That’s what the label said. I was on the lookout for a cake to celebrate the birthdays of my son and nephew when I spotted one in the bakery case at the supermarket. It resembled a hamburger and roll, with protruding green and red frosting as the lettuce and tomato. Next to it were long pieces of yellow cake (the fries) and a clump of red frosting (the ketchup).
I couldn't move my cart. I gawked at it like a highway accident, and my thought process went something like this: That is ridiculous! It’s so ridiculous, I should get it. No, it’s stupid, and will taste mediocre, at best. Oh! They have yellow and chocolate versions. I’ll get two!
The kind bakery worker offered to write birthday greetings on both cakes. Yes! Mission accomplished, and I could avoid my planned stop at a real bakery. The night of the party, I asked my daughter to help light the candles. When I revealed the desserts--with some pride, I might add--she actually fell down laughing (and clutched her chest, which was a bit alarming). We eventually composed ourselves and carried the candlelit burgers to the table set for 11. The off-key singing was interrupted by explosions of laughter at the grotesque yet somehow charming dual confections.

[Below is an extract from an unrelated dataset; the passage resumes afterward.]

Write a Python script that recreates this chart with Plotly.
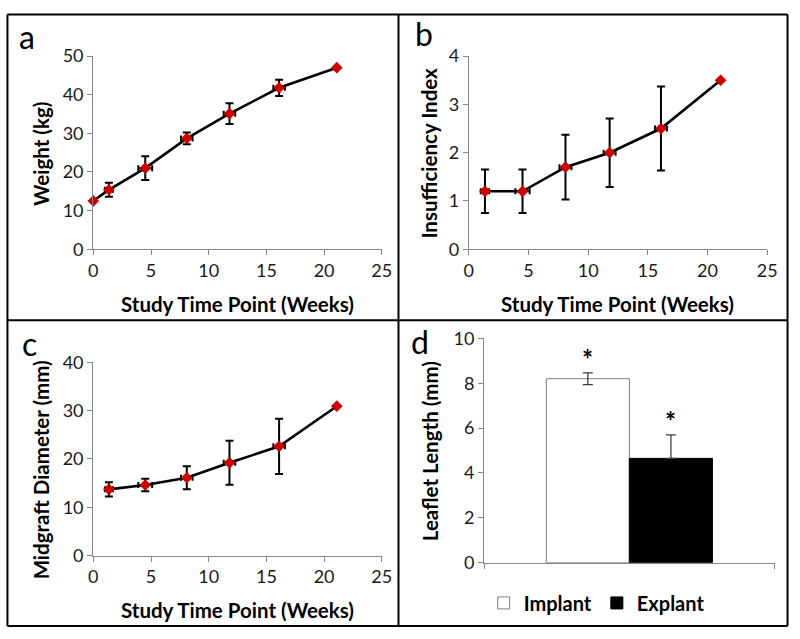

Orders were taken for yellow or chocolate. My son cut the yellow cake first, then sliced into the one labeled chocolate. It was yellow! Through tears and snorts of hilarity, we discussed the possibility of bringing it back to the store for a refund. The plan was ultimately rejected when my husband pointed out that we would likely be offered a replacement chocolate cake, and who would want that? We didn’t want to eat it; we just wanted to laugh at it.